Press Release
Jamaican National Pleads Guilty to Passport Fraud
For Immediate Release
U.S. Attorney's Office, District of Connecticut
Deirdre M. Daly, United States Attorney for the District of Connecticut, announced that MARK ANTHONY GOULDBOURNE, 41, of Hartford, waived his right to indictment and pleaded guilty today in Hartford federal court to one count of making a false statement in a passport application.
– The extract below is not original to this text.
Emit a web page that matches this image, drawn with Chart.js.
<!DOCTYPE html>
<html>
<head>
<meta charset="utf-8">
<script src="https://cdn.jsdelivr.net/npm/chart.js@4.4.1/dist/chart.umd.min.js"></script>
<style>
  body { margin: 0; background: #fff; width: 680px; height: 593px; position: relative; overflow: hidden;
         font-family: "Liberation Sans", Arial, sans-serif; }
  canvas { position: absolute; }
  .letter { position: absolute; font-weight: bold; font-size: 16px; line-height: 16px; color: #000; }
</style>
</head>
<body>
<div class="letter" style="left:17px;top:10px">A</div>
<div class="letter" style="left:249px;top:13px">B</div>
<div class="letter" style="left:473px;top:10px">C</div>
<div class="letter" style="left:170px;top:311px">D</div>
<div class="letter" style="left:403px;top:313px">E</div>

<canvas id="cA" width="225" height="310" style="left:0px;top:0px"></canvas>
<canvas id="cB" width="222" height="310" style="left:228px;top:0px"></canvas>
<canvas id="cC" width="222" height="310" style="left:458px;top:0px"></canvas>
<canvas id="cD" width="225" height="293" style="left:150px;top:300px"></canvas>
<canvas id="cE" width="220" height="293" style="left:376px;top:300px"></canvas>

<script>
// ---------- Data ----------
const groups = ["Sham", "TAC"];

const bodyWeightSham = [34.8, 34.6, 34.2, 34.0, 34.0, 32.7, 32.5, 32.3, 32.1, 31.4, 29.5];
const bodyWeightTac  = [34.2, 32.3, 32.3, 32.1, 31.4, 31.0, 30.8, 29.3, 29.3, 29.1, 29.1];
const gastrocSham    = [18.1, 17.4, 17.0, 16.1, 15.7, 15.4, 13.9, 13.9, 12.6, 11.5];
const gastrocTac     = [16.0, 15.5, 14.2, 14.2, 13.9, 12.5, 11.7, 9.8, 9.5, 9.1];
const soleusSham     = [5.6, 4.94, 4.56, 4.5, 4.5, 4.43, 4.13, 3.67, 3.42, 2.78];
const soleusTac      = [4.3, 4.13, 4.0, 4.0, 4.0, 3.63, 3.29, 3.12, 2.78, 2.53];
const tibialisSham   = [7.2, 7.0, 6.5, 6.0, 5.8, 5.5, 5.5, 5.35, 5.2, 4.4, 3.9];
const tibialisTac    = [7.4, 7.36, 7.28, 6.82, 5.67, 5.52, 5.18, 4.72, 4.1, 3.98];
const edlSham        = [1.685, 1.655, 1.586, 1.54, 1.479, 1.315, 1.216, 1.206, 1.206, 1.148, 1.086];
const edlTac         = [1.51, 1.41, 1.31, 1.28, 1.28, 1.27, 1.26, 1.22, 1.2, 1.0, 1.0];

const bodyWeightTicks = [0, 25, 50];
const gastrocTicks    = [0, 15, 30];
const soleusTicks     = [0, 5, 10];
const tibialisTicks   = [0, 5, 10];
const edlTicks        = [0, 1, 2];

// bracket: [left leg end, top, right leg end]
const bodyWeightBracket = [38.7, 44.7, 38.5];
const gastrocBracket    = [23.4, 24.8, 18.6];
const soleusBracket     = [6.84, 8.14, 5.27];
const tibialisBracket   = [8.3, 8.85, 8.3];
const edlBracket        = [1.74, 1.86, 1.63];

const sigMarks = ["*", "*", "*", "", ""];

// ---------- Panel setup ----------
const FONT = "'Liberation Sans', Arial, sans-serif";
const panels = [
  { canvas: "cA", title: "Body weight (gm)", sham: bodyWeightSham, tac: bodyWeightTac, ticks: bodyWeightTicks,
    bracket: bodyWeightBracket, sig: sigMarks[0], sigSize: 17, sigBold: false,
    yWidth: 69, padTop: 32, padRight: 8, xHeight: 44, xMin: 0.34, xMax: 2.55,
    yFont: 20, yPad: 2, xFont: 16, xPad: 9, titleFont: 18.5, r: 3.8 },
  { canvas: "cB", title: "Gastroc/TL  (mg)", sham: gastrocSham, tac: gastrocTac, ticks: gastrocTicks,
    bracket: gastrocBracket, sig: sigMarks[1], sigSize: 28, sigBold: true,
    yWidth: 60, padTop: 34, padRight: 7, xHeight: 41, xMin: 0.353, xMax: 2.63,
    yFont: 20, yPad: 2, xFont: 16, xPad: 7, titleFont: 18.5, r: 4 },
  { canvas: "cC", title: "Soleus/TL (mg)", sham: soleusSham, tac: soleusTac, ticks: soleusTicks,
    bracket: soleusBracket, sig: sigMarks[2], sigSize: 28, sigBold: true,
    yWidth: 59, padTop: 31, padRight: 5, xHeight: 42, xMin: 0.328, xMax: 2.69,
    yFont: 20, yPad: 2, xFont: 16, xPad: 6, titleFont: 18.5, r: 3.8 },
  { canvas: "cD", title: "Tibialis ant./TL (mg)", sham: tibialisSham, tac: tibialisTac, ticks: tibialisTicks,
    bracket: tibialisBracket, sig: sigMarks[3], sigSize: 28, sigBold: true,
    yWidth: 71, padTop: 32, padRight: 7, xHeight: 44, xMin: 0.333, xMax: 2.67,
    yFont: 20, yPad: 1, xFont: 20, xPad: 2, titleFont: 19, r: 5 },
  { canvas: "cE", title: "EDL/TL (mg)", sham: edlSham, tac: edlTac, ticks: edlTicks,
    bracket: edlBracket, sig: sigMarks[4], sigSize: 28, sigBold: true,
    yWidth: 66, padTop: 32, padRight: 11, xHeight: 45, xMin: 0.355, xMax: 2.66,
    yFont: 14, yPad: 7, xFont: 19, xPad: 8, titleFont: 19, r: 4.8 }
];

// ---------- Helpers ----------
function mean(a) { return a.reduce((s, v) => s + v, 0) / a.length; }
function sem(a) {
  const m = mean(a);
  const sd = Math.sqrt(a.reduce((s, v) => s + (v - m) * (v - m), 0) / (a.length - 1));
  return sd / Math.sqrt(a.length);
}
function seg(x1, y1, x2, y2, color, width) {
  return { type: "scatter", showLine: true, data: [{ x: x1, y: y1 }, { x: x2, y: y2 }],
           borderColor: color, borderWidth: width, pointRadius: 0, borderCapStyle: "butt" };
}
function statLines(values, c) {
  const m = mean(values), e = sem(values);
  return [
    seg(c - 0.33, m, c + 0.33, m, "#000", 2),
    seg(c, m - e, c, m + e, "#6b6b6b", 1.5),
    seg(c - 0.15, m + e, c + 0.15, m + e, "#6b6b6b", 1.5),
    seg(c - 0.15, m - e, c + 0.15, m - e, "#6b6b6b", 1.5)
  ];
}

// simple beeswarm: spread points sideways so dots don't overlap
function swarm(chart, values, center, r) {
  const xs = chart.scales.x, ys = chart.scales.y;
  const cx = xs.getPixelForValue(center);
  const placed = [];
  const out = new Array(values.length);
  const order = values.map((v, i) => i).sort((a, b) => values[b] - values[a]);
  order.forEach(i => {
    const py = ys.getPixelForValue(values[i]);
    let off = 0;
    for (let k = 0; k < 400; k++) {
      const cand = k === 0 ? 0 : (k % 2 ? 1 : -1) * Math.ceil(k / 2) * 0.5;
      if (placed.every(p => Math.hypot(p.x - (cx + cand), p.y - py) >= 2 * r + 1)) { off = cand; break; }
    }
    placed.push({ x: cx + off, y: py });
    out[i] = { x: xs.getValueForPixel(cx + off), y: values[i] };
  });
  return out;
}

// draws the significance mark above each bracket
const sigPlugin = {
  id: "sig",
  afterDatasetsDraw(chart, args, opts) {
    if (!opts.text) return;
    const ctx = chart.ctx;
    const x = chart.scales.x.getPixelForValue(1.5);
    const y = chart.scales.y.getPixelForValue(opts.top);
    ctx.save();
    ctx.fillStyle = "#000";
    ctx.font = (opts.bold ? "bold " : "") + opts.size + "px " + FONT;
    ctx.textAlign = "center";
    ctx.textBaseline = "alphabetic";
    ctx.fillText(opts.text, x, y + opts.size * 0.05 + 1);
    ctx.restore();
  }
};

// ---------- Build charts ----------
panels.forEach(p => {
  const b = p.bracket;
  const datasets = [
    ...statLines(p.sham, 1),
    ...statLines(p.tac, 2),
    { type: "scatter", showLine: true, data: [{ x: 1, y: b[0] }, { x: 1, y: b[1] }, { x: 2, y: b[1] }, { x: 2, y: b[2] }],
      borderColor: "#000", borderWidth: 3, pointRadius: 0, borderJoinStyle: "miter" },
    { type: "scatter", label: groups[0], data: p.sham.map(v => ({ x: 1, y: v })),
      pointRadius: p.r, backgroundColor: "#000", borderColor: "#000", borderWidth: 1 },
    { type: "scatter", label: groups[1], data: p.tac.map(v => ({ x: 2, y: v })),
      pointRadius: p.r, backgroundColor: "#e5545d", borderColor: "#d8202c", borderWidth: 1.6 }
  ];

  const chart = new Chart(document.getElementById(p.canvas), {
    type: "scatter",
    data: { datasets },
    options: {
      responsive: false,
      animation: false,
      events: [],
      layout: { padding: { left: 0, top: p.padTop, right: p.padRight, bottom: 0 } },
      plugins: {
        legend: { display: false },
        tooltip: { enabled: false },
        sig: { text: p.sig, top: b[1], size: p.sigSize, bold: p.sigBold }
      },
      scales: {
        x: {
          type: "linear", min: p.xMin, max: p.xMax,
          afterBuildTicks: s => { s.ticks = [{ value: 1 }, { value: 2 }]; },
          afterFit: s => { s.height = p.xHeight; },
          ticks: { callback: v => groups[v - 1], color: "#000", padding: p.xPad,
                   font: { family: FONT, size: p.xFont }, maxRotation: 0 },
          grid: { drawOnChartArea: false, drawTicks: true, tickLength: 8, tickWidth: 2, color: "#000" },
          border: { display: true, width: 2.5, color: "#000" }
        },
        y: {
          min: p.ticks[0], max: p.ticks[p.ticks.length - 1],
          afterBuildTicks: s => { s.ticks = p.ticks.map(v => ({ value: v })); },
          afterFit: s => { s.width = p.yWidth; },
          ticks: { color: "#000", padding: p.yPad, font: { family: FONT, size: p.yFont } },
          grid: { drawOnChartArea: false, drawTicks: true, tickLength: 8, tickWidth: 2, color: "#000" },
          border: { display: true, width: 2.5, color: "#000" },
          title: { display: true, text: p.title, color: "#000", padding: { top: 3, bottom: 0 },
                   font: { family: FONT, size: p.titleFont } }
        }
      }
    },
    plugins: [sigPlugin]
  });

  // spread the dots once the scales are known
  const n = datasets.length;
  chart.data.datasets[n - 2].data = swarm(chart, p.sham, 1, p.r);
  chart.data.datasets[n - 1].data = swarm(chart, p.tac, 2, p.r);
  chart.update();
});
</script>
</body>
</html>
According to court documents and statements made in court, GOULDBOURNE is a native and citizen of Jamaica. In March 2011, he submitted an application for a U.S. passport, in the name of another individual, at a U.S. Post Office in Hartford. Claiming to be this individual, GOULDBOURNE presented to the passport acceptance agent a New York birth certificate and a Pennsylvania identity card, and then signed the passport application under oath. Passport authorities flagged the application as possibly fraudulent and did not issue the passport.
In May 2015, law enforcement determined that GOULDBOURNE was an inmate at Hartford Correctional Center under the same identity used in the fraudulent passport application. In an interview with law enforcement on May 7, 2015, GOULDBOURNE admitted that he had submitted the fraudulent passport application in March 2011, and that he had obtained the Pennsylvania identity card in the name of the other individual.
GOULDBOURNE, who is detained, is scheduled to be sentenced by U.S. District Judge Robert N. Chatigny on March 7, 2015, at which time he faces a maximum term of imprisonment of 10 years.
This case was investigated by the U.S. Department of State, Diplomatic Security Service, and is being prosecuted by Assistant U.S. Attorney Harold H. Chen.